Topological version of second isomorphism theorem

Question

Is there a version of the second isomorphism theorem for topological spaces? That is, given $X$ and $Y$ topological spaces, is there a condition such that $(X \cup Y)/Y$ is homeomorphic to $X/(X \cap Y)$? What about an isomorphism of homology/fundamental groups?

Answer 1

Let $Z$ be a topological space. Let $X$ and $Y$ be nonempty subspaces of $Z$.

Assumption:

The identity map from $X\cup Y$, as a subspace of $Z$, to the pushout $X\cup_{X\cap Y}Y$ in the sense of categorical notations, is a homeomorphism

This is true if, say, $X$ and $Y$ are both closed or both open in $X\cup Y$, which is true if they are both closed or both open in $Z$. If you interpret $X\cup Y$ as the categorical union then this is always true. The idea is that this assumption says maps out of $X\cup Y$ (which are constant on $Y$) are the same thing as maps out of $X$ and $Y$ (which agree on $X\cap Y$ and which are constant on $Y$) which are the same thing as maps out of $X$ (which are constant on $X\cap Y$), thereby equating the universal properties of $(X\cup Y)/Y$ and $X/(X\cap Y)$.

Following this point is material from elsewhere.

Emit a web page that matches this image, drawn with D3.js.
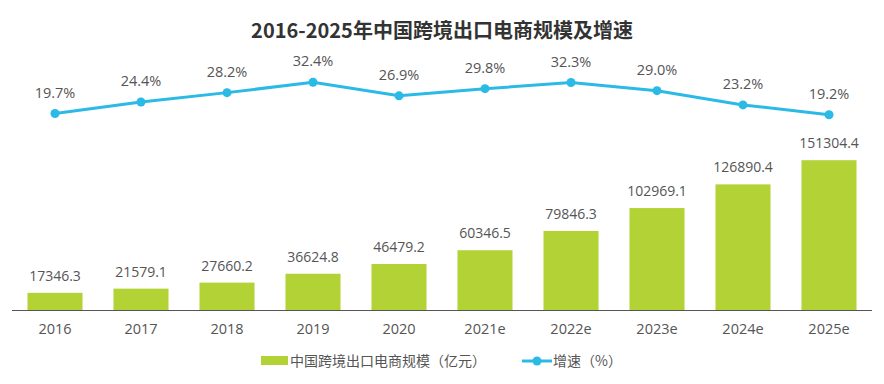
<!DOCTYPE html>
<html>
<head>
<meta charset="utf-8">
<script src="https://cdn.jsdelivr.net/npm/d3@7"></script>
<style>
  body { margin: 0; background: #fff; }
  text { font-family: "Open Sans", "Noto Sans CJK SC", sans-serif; }
</style>
</head>
<body>
<div class="chart"></div>
<script>
// data
var years = ["2016", "2017", "2018", "2019", "2020", "2021e", "2022e", "2023e", "2024e", "2025e"];
var scale = [17346.3, 21579.1, 27660.2, 36624.8, 46479.2, 60346.5, 79846.3, 102969.1, 126890.4, 151304.4];
var growth = [19.7, 24.4, 28.2, 32.4, 26.9, 29.8, 32.3, 29.0, 23.2, 19.2];

var title = "2016-2025年中国跨境出口电商规模及增速";
var barName = "中国跨境出口电商规模（亿元）";
var lineName = "增速（%）";

var width = 884, height = 384;
var barColor = "#B2D235";
var lineColor = "#2BBAE6";
var textColor = "#555";

const svg = d3.select(".chart")
  .append("svg")
  .attr("width", width)
  .attr("height", height);

// scales
const xScale = d3.scaleBand()
  .domain(years)
  .range([12, 872])
  .paddingInner(0.36)
  .paddingOuter(0.18);

const yBar = d3.scaleLinear()
  .domain([0, 200000])
  .range([310, 112]);

const yLine = d3.scaleLinear()
  .domain([0, 40])
  .range([162, 63.6]);

var cx = d => xScale(d) + xScale.bandwidth() / 2;

// title
svg.append("text")
  .attr("x", 442)
  .attr("y", 38)
  .attr("text-anchor", "middle")
  .style("font-family", "'Noto Sans CJK SC', sans-serif")
  .style("font-size", "20px")
  .style("font-weight", "bold")
  .attr("fill", "#333")
  .text(title);

// bars
svg.append("g")
  .selectAll("rect")
  .data(scale)
  .enter()
  .append("rect")
  .attr("x", (d, i) => xScale(years[i]))
  .attr("y", d => yBar(d))
  .attr("width", xScale.bandwidth())
  .attr("height", d => yBar(0) - yBar(d))
  .attr("fill", barColor);

svg.append("g")
  .selectAll("text")
  .data(scale)
  .enter()
  .append("text")
  .attr("x", (d, i) => cx(years[i]))
  .attr("y", d => yBar(d) - 12)
  .attr("text-anchor", "middle")
  .style("font-size", "14px")
  .attr("fill", textColor)
  .text(d => d.toFixed(1));

// x axis
const xAxis = d3.axisBottom(xScale).tickSize(0).tickPadding(14);
const gx = svg.append("g")
  .attr("transform", "translate(0,310)")
  .call(xAxis);
gx.select(".domain").attr("stroke", "#555").attr("d", "M12,0.5H872");
gx.selectAll("text")
  .style("font-size", "14.5px")
  .style("font-family", "'Open Sans', sans-serif")
  .attr("fill", textColor);

// line
const line = d3.line()
  .x((d, i) => cx(years[i]))
  .y(d => yLine(d));

svg.append("path")
  .datum(growth)
  .attr("d", line)
  .attr("fill", "none")
  .attr("stroke", lineColor)
  .attr("stroke-width", 3);

svg.append("g")
  .selectAll("circle")
  .data(growth)
  .enter()
  .append("circle")
  .attr("cx", (d, i) => cx(years[i]))
  .attr("cy", d => yLine(d))
  .attr("r", 4.5)
  .attr("fill", lineColor);

svg.append("g")
  .selectAll("text")
  .data(growth)
  .enter()
  .append("text")
  .attr("x", (d, i) => cx(years[i]))
  .attr("y", d => yLine(d) - 16)
  .attr("text-anchor", "middle")
  .style("font-size", "14.5px")
  .attr("fill", textColor)
  .text(d => d.toFixed(1) + "%");

// legend
var legend = svg.append("g");
legend.append("rect")
  .attr("x", 261)
  .attr("y", 356)
  .attr("width", 27)
  .attr("height", 9)
  .attr("fill", barColor);
legend.append("text")
  .attr("x", 290)
  .attr("y", 365.5)
  .style("font-family", "'Noto Sans CJK SC', sans-serif")
  .style("font-size", "14px")
  .attr("fill", textColor)
  .text(barName);
legend.append("line")
  .attr("x1", 522).attr("x2", 552)
  .attr("y1", 361).attr("y2", 361)
  .attr("stroke", lineColor)
  .attr("stroke-width", 3);
legend.append("circle")
  .attr("cx", 537).attr("cy", 361)
  .attr("r", 4.5)
  .attr("fill", lineColor);
legend.append("text")
  .attr("x", 553)
  .attr("y", 365.5)
  .style("font-family", "'Noto Sans CJK SC', sans-serif")
  .style("font-size", "14px")
  .attr("fill", textColor)
  .text(lineName);
</script>
</body>
</html>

On a similar note, we must interpret $X/(X\cap Y)$ as the categorical quotient in the instance that $X\cap Y$ is empty i.e. we must say it is $X\sqcup\{\ast\}$ for some adjoined point $\ast$.

Then there is a canonical homeomorphism $(X\cup Y)/Y\cong X/(X\cap Y)$.

The proof:

Define $F$ to be the composite $X\hookrightarrow X\cup Y\twoheadrightarrow(X\cup Y)/Y$. Observe that $F$ is constant on $X\cap Y$ so it induces a continuous $f:X/(X\cap Y)\to(X\cup Y)/Y$ (which takes the quotient point of the domain to the quotient point of the codomain, a necessary stipulation for the case $X\cap Y=\emptyset$).

Define $G_1$ to be the quotient $X\twoheadrightarrow X/(X\cap Y)$ and $G_2$ to be the composite $Y\to\ast\hookrightarrow X/(X\cap Y)$ where the point $\ast$ is included as the quotient point. Both are continuous and agree on their common domain $X\cap Y$ so by assumption there is a continuous extension of these to some $G:X\cup Y\to X/(X\cap Y)$. Obviously $G$ is constant on $Y$, hence we have an induced continuous $g:(X\cup Y)/Y\to X/(X\cap Y)$.

It's then not too hard to check $f$ and $g$ are mutually inverse. Note by the uniqueness of the maps induced from a quotient space that it suffices to show: $$\begin{align}(X\cup Y\twoheadrightarrow(X\cup Y)/Y\overset{fg}{\longrightarrow}(X\cup Y)/Y)&=(X\cup Y\twoheadrightarrow(X\cup Y)/Y)\\(X\twoheadrightarrow X/(X\cap Y)\overset{gf}{\longrightarrow}X/(X\cap Y))&=(X\twoheadrightarrow X/(X\cap Y))\end{align}$$Which is easy if you understand how $f$ and $g$ are defined.